The program will provide a new space dedicated to humanities and help alleviate the conflict common for students who struggle managing their interests in the humanities and the sciences.

“It is a truly exciting academic experience for the students, and it’s a chance for us to really highlight and showcase the excellence in the humanities we do have at this university,” Jayawardhana said.

When Jayawardhana started at Cornell, he met with faculty members who initially brainstormed the idea. With the Dean’s encouragement, Prof. Paul Fleming, comparative literature and history, Prof. Durba Ghosh, history, and Prof. Verity Platt, classics and history of art developed the program over the last ten months.

When announced to the College’s chairs and directors at a retreat in January, the program received “enthusiastic support across the board,” Jayawardhana said. Since then, they’ve been tweaking details and testing out small pieces.

The program is the cornerstone of undergraduate engagement with Cornell’s Society for the Humanities.

“[The Society for the Humanities] is highly recognized as a humanities research center internationally,” Jayawardhana said. “But its activities haven’t really engaged undergraduates very much — until now.”

To help the students navigate humanities research, the program will support selected students’ research with a seminar course on methodologies, workshops on topics and mentorship from faculty and postdoctoral associates.

The program will culminate in a senior-level capstone project of independent research, to be showcased at a humanities scholars conference in the spring.

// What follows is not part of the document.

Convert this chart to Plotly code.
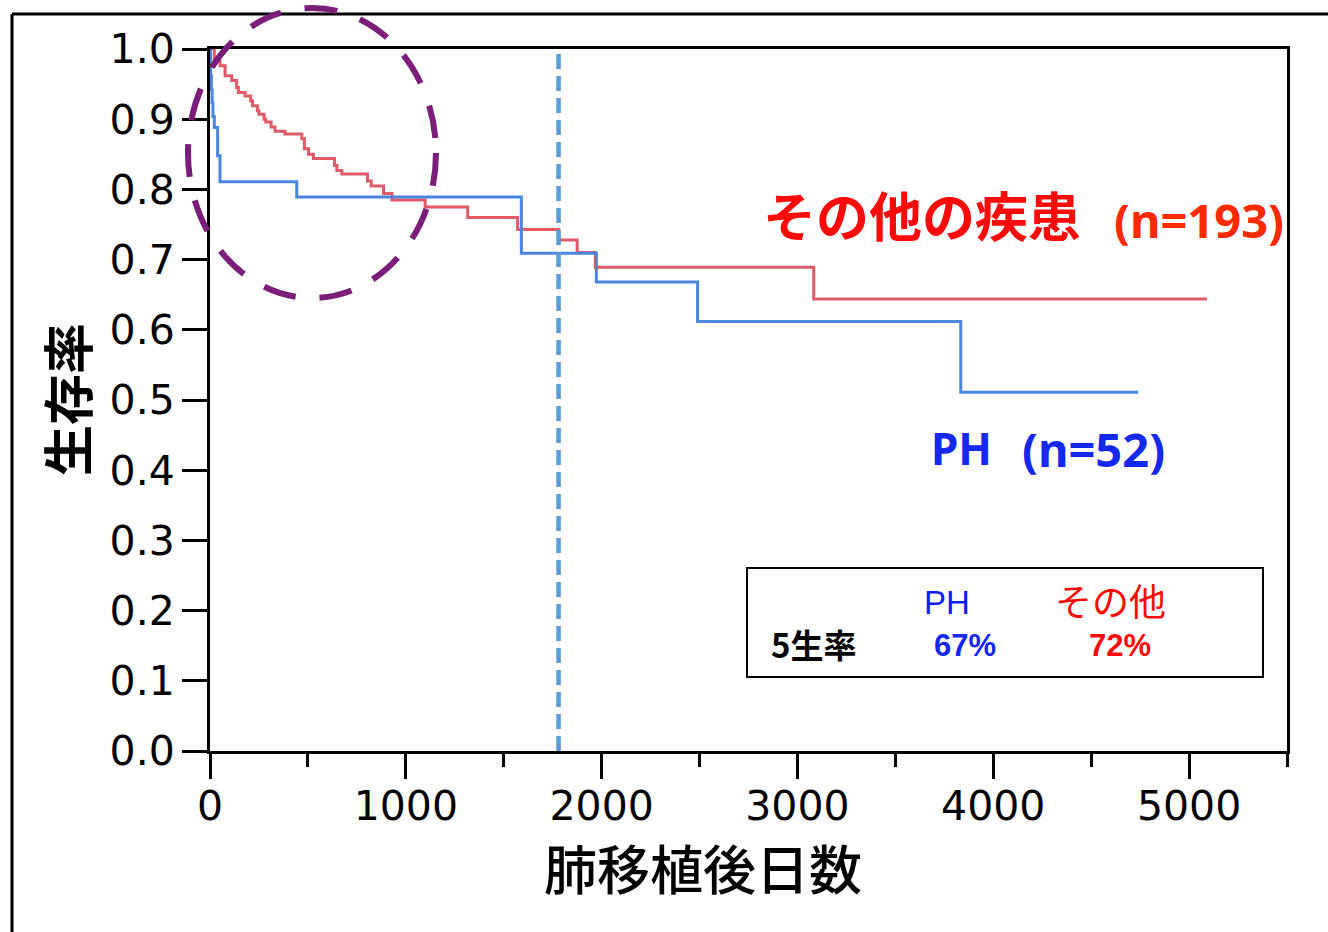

This May, the Society held a small inaugural conference for humanities students who completed a senior thesis to share their research with each other.

Outside the 30 students, the program will also expand offerings to all undergraduate students to give more perspectives of the humanities. Last fall, there was a trial anthropology course called “Humanity.”

“A much larger number than the 30 students who will ultimately be in the program will benefit from the gateway courses,” Jayawardhana said. “We’re imagining 200 students per course, that first and second years can take.”

The donation — which was finalized in the last two weeks, according to Jayawardhana — will help fund the appointment of a faculty director of the program, support recruitment of two postdoctoral mentors and expand the programming for the students, including the spring conference.

It will also provide research grants for all 30 students, including support for unpaid or low-paying internships related to their fields of study.

“This program will bring humanistic inquiry to all fields at Cornell and create a signature Cornell experience,” said Fleming, the Taylor Family Director of the Society for the Humanities, in a University press release. “When it comes to the big questions facing the world, it’s important that the humanities have a seat at the table.”

The program will be open to students from every one of Cornell’s undergraduate colleges, provided that they are pursuing either a double major or minor in the humanities within the College of Arts and Sciences.

Program applications will open to the current class of 2022 in the spring.